Market conditions during fiscal year 2009 and subsequent to our
April 24, 2009 year-end continue to indicate significant uncertainty
on the part of investors on the economic outlook for the U.S. and
for financial institutions. This uncertainty has created reduced
liquidity across the fixed income investment market, including
certain securities in which we have invested. As a result, some of
our investments have experienced reduced liquidity including
unsuccessful monthly auctions for our auction rate security
holdings. Although certain securities are illiquid, if we required
capital we believe we could liquidate a substantial amount of our
portfolio and incur no material impairment loss or borrow under
our commercial paper program or lines of credit.
For the fiscal year ended April 24, 2009, we recognized an
other-than-temporary impairment loss on AFS debt securities of
$38 million. In determining this other-than-temporary impairment
loss, we considered the provisions of SFAS No. 115, “Accounting
for Certain Investments in Debt and Equity Securities,” and related
guidance. This guidance specifies that we consider a variety
of factors, including the quality and estimated value of the
underlying credit support for our holding and the financial
condition and credit rating of the issuer. Based on our assessment
of the credit quality of the underlying collateral and credit support
available to each of the remaining securities in which we are
invested, we believe we have recorded all necessary other-than-
temporary impairments as we have the ability and the intent to
hold these investments long enough to avoid realizing further
losses. However, as of April 24, 2009, we have $175 million of
gross unrealized losses on our aggregate short-term and long-
term investments of $2.647 billion; if market conditions continue
to deteriorate further, some of these holdings may experience
other-than-temporary impairment in the future which could
have a material impact on our financial results. Management
is required to use estimates and assumptions in its valuation of
our investments, which requires a high degree of judgment,
and therefore actual results could differ materially from those
estimates. See Note 6 to the consolidated financial statements for
additional information regarding fair value measurements under
SFAS No. 157, “Fair Value Measurements.”
Summary of Cash Flows
Fiscal Year
(dollars in millions) 2009 2008 2007
Cash provided by (used in):
Operating activities $ 3,878 $ 3,489 $ 2,979
Investing activities (2,740) (2,790) (1,701)
Financing activities (845) (835) (3,011)
Effect of exchange rate changes
on cash and cash equivalents (82) (60) (5)
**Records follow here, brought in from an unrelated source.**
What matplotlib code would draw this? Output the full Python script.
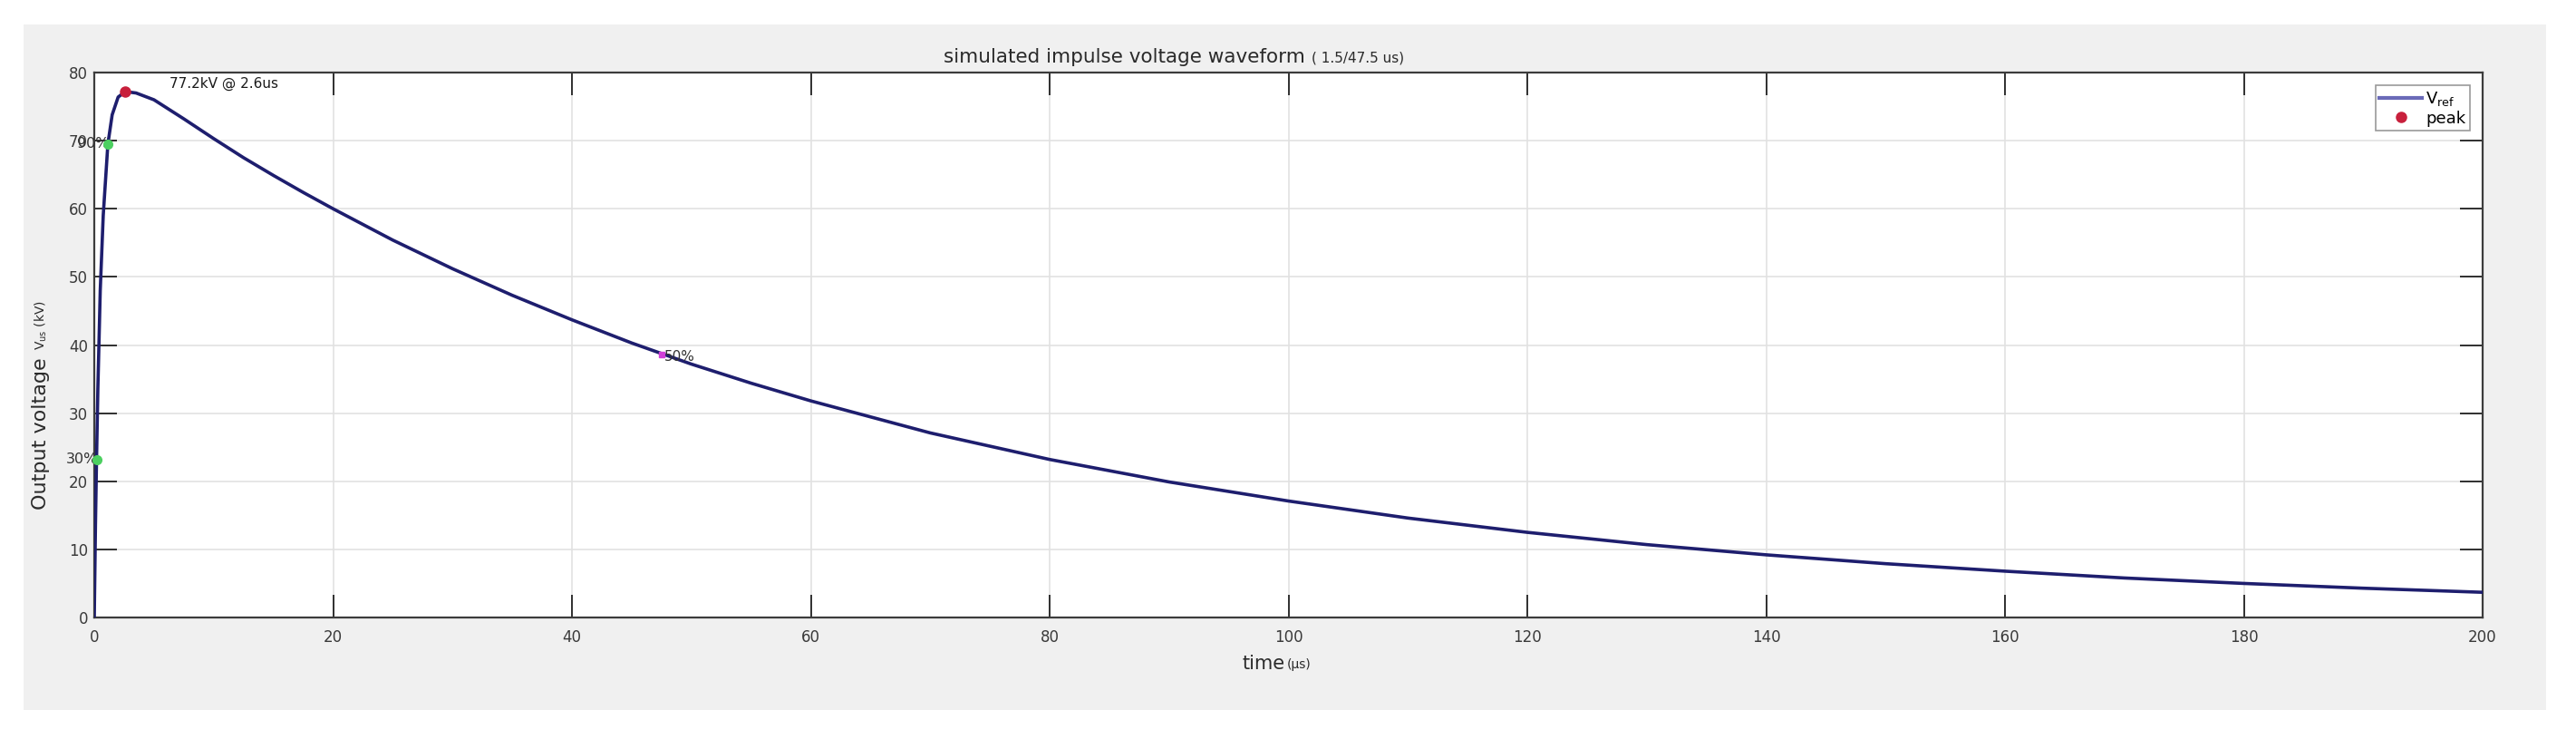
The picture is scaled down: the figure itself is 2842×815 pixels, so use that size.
import matplotlib
matplotlib.use('Agg')
from matplotlib import pyplot as plt
from matplotlib.lines import Line2D
from matplotlib.patches import Rectangle

# waveform (time in us, voltage in kV)
t_us = [0, 0.1, 0.19, 0.3, 0.5, 0.75, 1.14, 1.5, 2.0, 2.6, 3.5, 5, 7.5, 10,
        12.5, 15, 17.5, 20, 25, 30, 35, 40, 45, 50, 55, 60, 70, 80, 90, 100,
        110, 120, 130, 140, 150, 160, 170, 180, 190, 200]
v_kv = [0, 13.5, 23.2, 33.5, 48.0, 59.0, 69.5, 73.8, 76.4, 77.2, 77.0, 76.0,
        73.2, 70.3, 67.5, 64.9, 62.4, 60.0, 55.4, 51.2, 47.3, 43.7, 40.3,
        37.2, 34.4, 31.8, 27.1, 23.2, 19.9, 17.1, 14.6, 12.5, 10.7, 9.2, 7.9,
        6.8, 5.8, 5.0, 4.3, 3.7]

peak_t = 2.6
peak_v = 77.2

front_labels = ['30%', '90%']
front_t = [0.19, 1.14]
front_v = [23.2, 69.5]

tail_label = '50%'
tail_t = 47.5
tail_v = 38.6

x_ticks = list(range(0, 201, 20))
y_ticks = list(range(0, 81, 10))

W, H = 2842, 815


def fx(px):
    return px / W


def fy(py):
    return 1 - py / H


fig = plt.figure(figsize=(W / 100, H / 100), dpi=100, facecolor='white')
fig.patches.append(Rectangle((fx(26), fy(783)), fx(2809) - fx(26), fy(27) - fy(783),
                             transform=fig.transFigure, facecolor='#f0f0f0',
                             edgecolor='none', zorder=-5))

ax = fig.add_axes([fx(104), fy(681), fx(2739) - fx(104), fy(80) - fy(681)])
ax.set_zorder(2)
ax.set_facecolor('white')

ax.plot(t_us, v_kv, color='#1e1e6e', lw=2.6, zorder=3)
ax.plot(peak_t, peak_v, 'o', color='#c8203c', ms=8, zorder=4)
ax.plot(front_t, front_v, 'o', color='#4cd060', ms=7, zorder=4, clip_on=False)
ax.plot(tail_t, tail_v, 's', color='#d040d8', ms=5, zorder=4)

ax.text(6.3, 78.4, '%.1fkV @ %.1fus' % (peak_v, peak_t), fontsize=11,
        va='center', ha='left', color='#1a1a1a')
for lab, t, v in zip(front_labels, front_t, front_v):
    ax.annotate(lab, (t, v), xytext=(1, 0), textcoords='offset points',
                ha='right', va='center', fontsize=11.5, color='#333333',
                annotation_clip=False)
ax.annotate(tail_label, (tail_t, tail_v), xytext=(2, -2), textcoords='offset points',
            ha='left', va='center', fontsize=11, color='#333333')

ax.set_xlim(0, 200)
ax.set_ylim(0, 80)
ax.set_xticks(x_ticks)
ax.set_yticks(y_ticks)
ax.grid(True, color='#e2e2e2', lw=1.2)
ax.set_axisbelow(True)
ax.tick_params(direction='in', length=18, width=1.4, top=True, right=True,
               labelsize=12, labelcolor='#3a3a3a', color='#303030')
ax.tick_params(axis='x', pad=9)
ax.tick_params(axis='y', pad=5)
for sp in ax.spines.values():
    sp.set_color('#3c3c3c')
    sp.set_linewidth(1.6)

handles = [Line2D([], [], color='#6a6ab8', lw=3),
           Line2D([], [], marker='o', ls='none', color='#c8203c', ms=8)]
leg = ax.legend(handles, [r'$\mathregular{V_{ref}}$', 'peak'], loc='upper right',
                fontsize=13, frameon=True, fancybox=False, framealpha=1,
                edgecolor='#9a9a9a', handlelength=2.6, handletextpad=0.2,
                labelspacing=0.15, borderpad=0.25, borderaxespad=0.8)
leg.get_frame().set_linewidth(1.2)

# title in two sizes
fig.text(fx(1440), fy(63), 'simulated impulse voltage waveform', fontsize=15.5,
         ha='right', va='center', color='#2a2a2a')
fig.text(fx(1447), fy(64), '( 1.5/47.5 us)', fontsize=11,
         ha='left', va='center', color='#2a2a2a')

# x label
fig.text(fx(1418), fy(732), 'time', fontsize=15, ha='right', va='center',
         color='#2a2a2a')
fig.text(fx(1420), fy(733), '(\u03bcs)', fontsize=10, ha='left', va='center',
         color='#2a2a2a')

# y label
fig.text(fx(45), fy(562), 'Output voltage', fontsize=16, rotation=90,
         ha='center', va='bottom', color='#2a2a2a')
fig.text(fx(45), fy(386), r'$\mathregular{V_{us}}$ (kV)', fontsize=10, rotation=90,
         ha='center', va='bottom', color='#2a2a2a')

fig.savefig('out.png', dpi=100, facecolor='white')
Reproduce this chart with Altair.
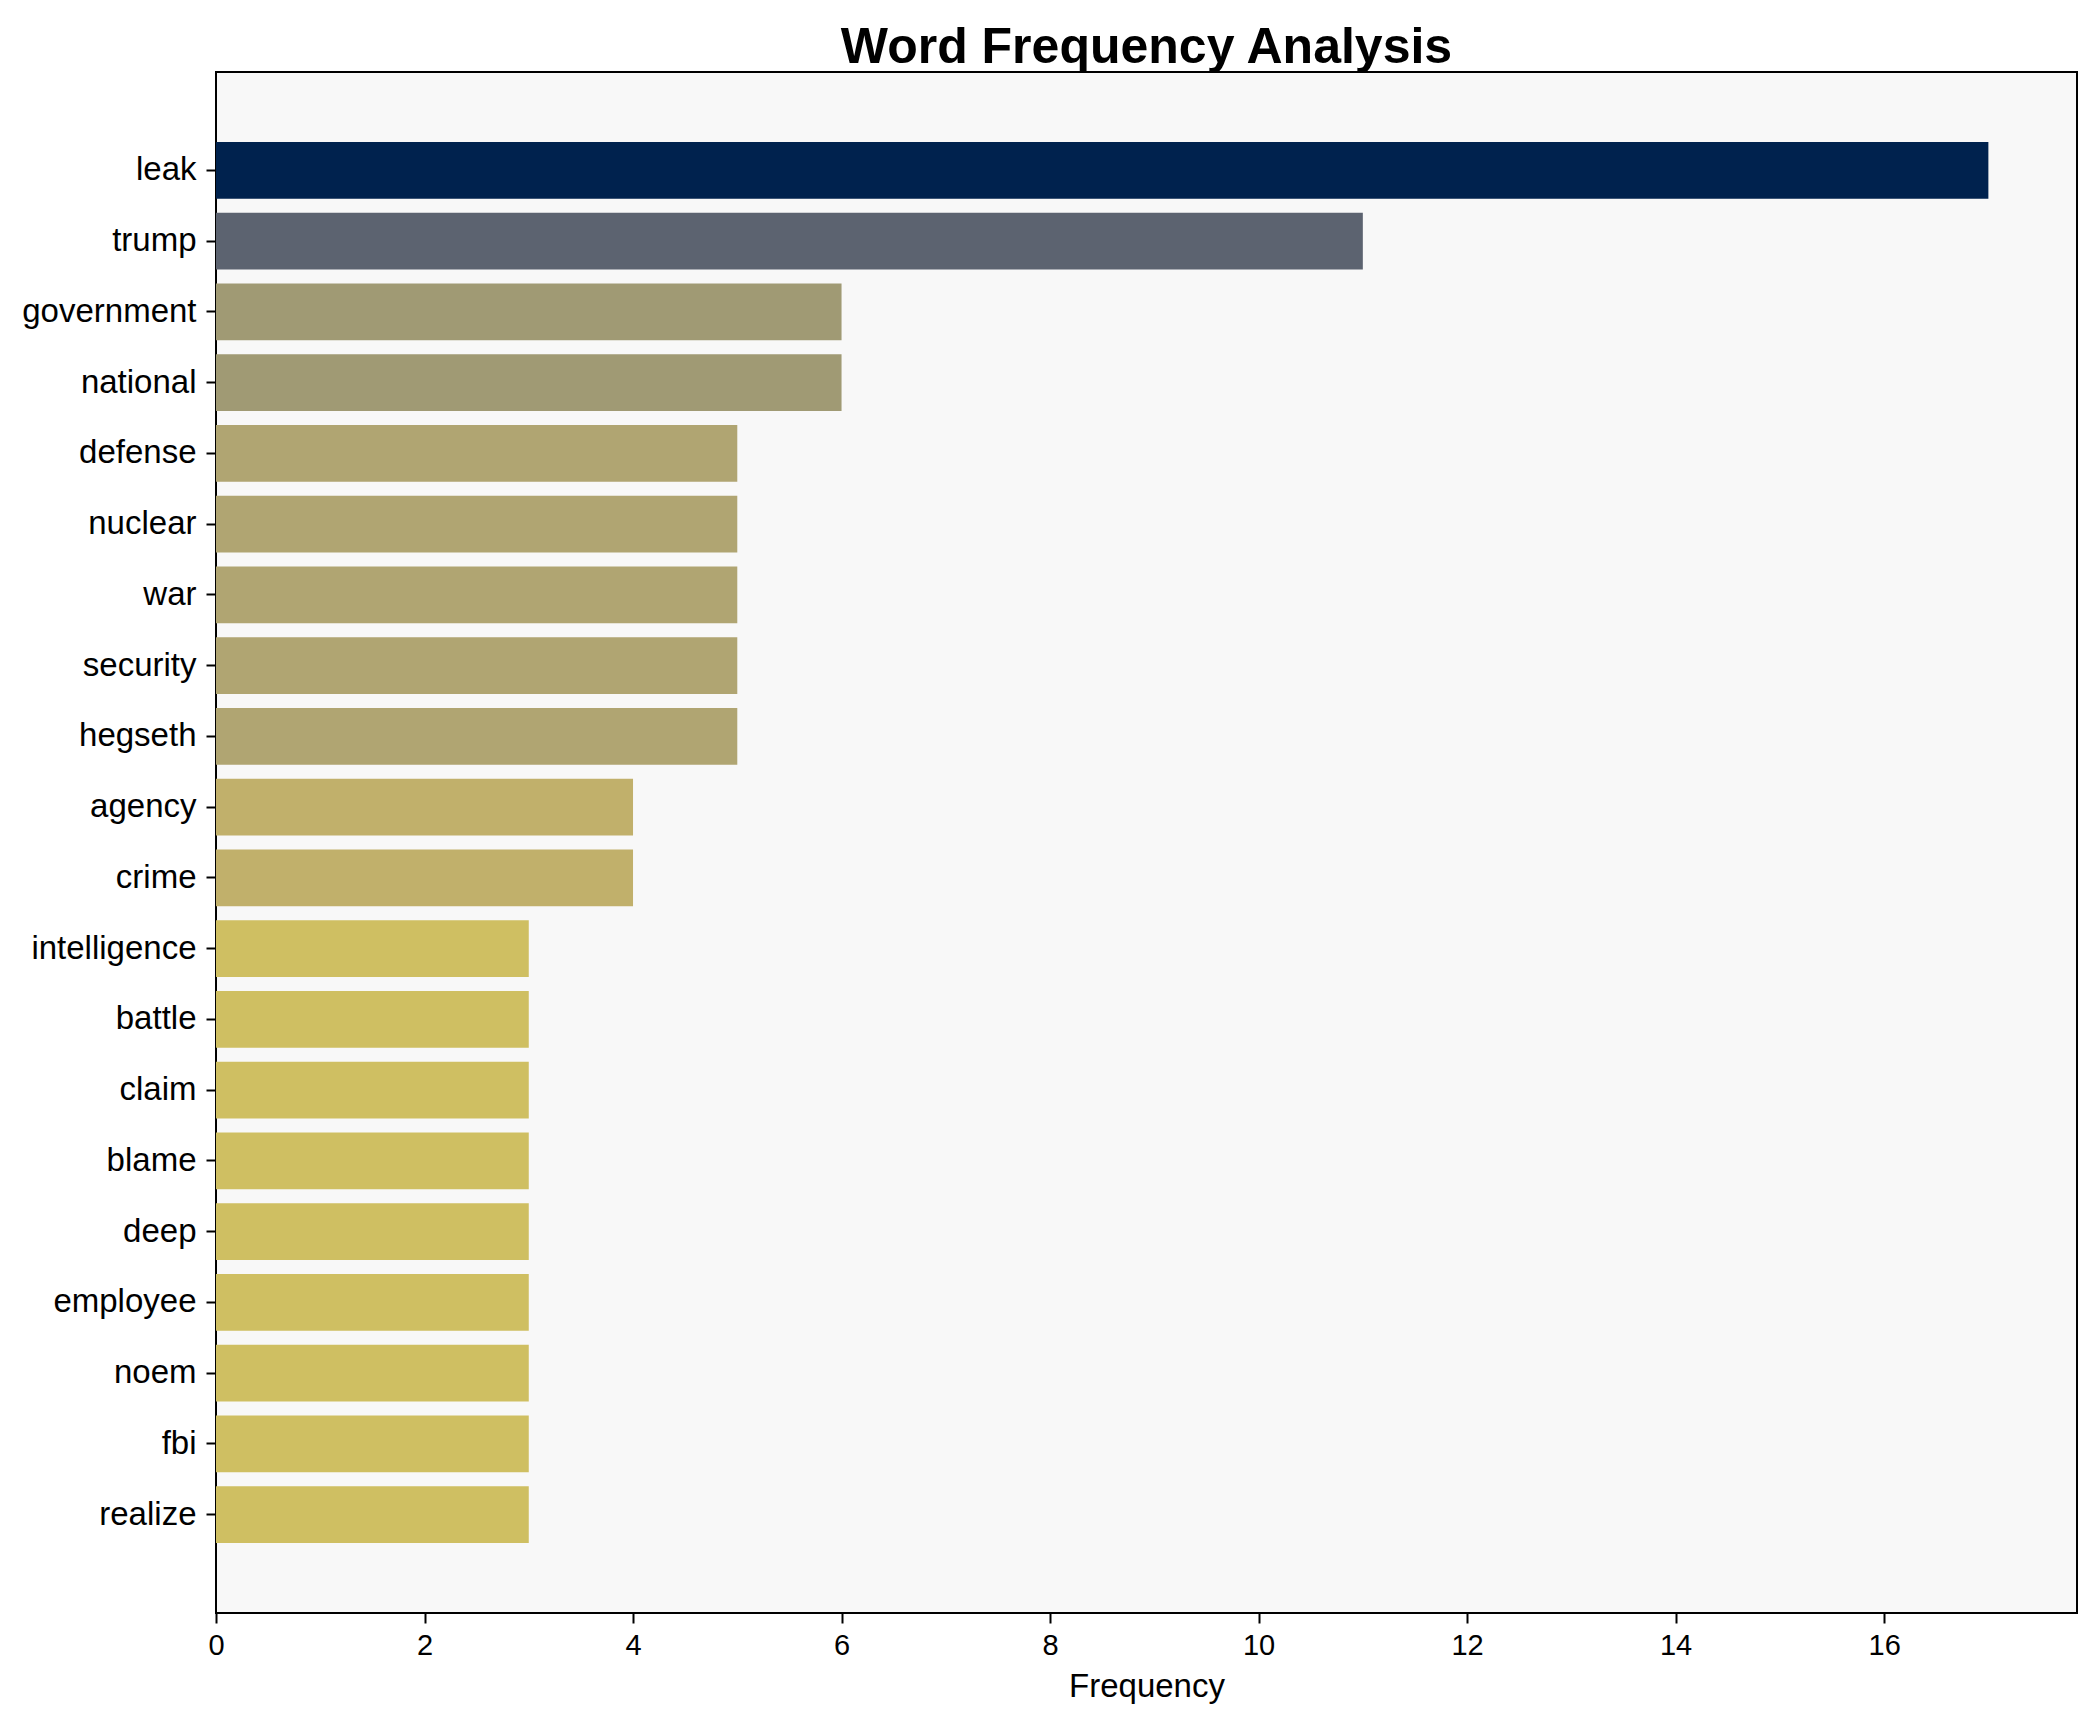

Net change in cash and cash
equivalents $ 211 $ (196) $ (1,738)
Operating Activities Our net cash provided by operating activities
was $3.878 billion for the fiscal year ended April 24, 2009 compared
to $3.489 billion provided by operating activities for the same
period of the prior year. The $389 million increase in net cash
provided by operating activities is primarily attributable to
the increase in earnings and due to the timing of receipts and
payments for disbursements in the ordinary course of business.